Travel with Jane
Would you like to take a Jane Austen-related tour of England? A&E Travel (apparently an offshoot of the television network) is offering “The Legacy of Jane Austen Tour:”
Steventon, England, where Jane Austen spent the first 25 years of her life and wrote “Pride and Prejudice,” “Sense and Sensibility” and “Northanger Abbey,” is the first chapter of “The Legacy of Jane Austen Tour” Sept. 16-21. The plot thickens with an excursion to the Jane Austen House Museum in Chawton and a visit to Winchester Cathedral to see Jane Austen’s grave. Relevant sites in Southampton, Bath and London keep the pages turning. The $1,400 fee covers accommodations, some meals, activities and transfers. Round-trip trans-Atlantic transportation to London is additional. Offered by A&E Travel of New York, the tour will be repeated March 14-19, 2005. (877-AETours; www.aetvtravel.com)
A funny and slightly snarky article about Chatsworth uses an example from Jane’s work to explain that tours of grand houses is not a recently-developed activity:
There has been a grand house on the grounds at Chatsworth since Elizabethan times. Centuries before the concept existed of the stately home as museum, strangers could knock on the door and have a housekeeper show them the family’s paintings and sculpture (as Elizabeth Bennett and her aunt and uncle did at Pemberley in ”Pride and Prejudice”).

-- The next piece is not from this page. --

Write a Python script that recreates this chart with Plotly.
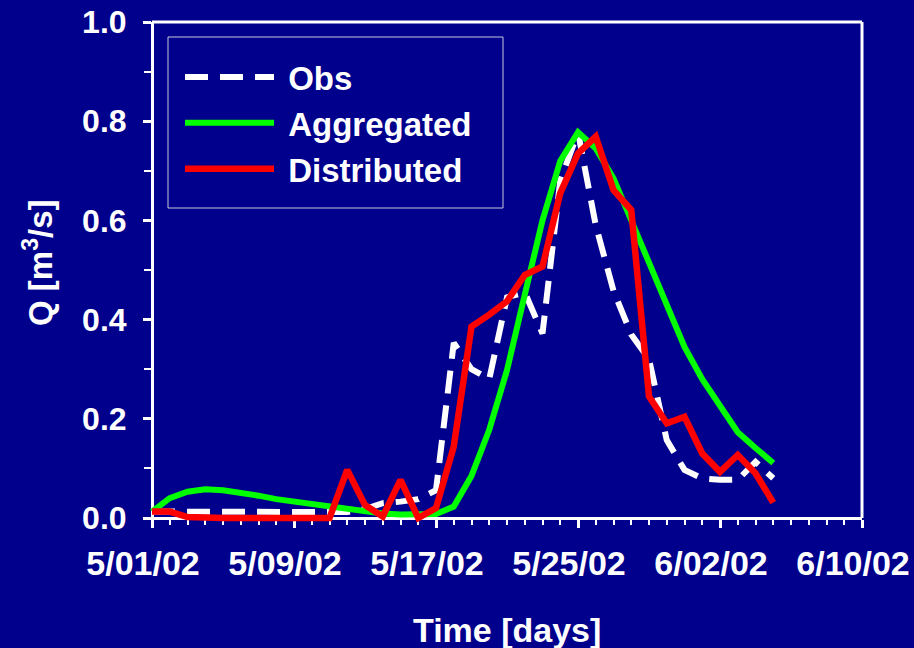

August 11th, 2004 at 4:00 pm
Considering the lowly state of the US dollar right now, $1500 is a pretty good price for a week’s vacation. It’s hard to get a hotel room in the UK for much less than $150 per night now, and apparently this $1500 includes some meals etc.
August 11th, 2004 at 10:39 pm
At least plane fare is cheap now!
You might want to look into Rick Steves’ books. He’s pretty good at finding the inexpensive places to stay. Take the recommendations under advisement, however. The perception of “clean” and “comfortable” can vary greatly from one person to another.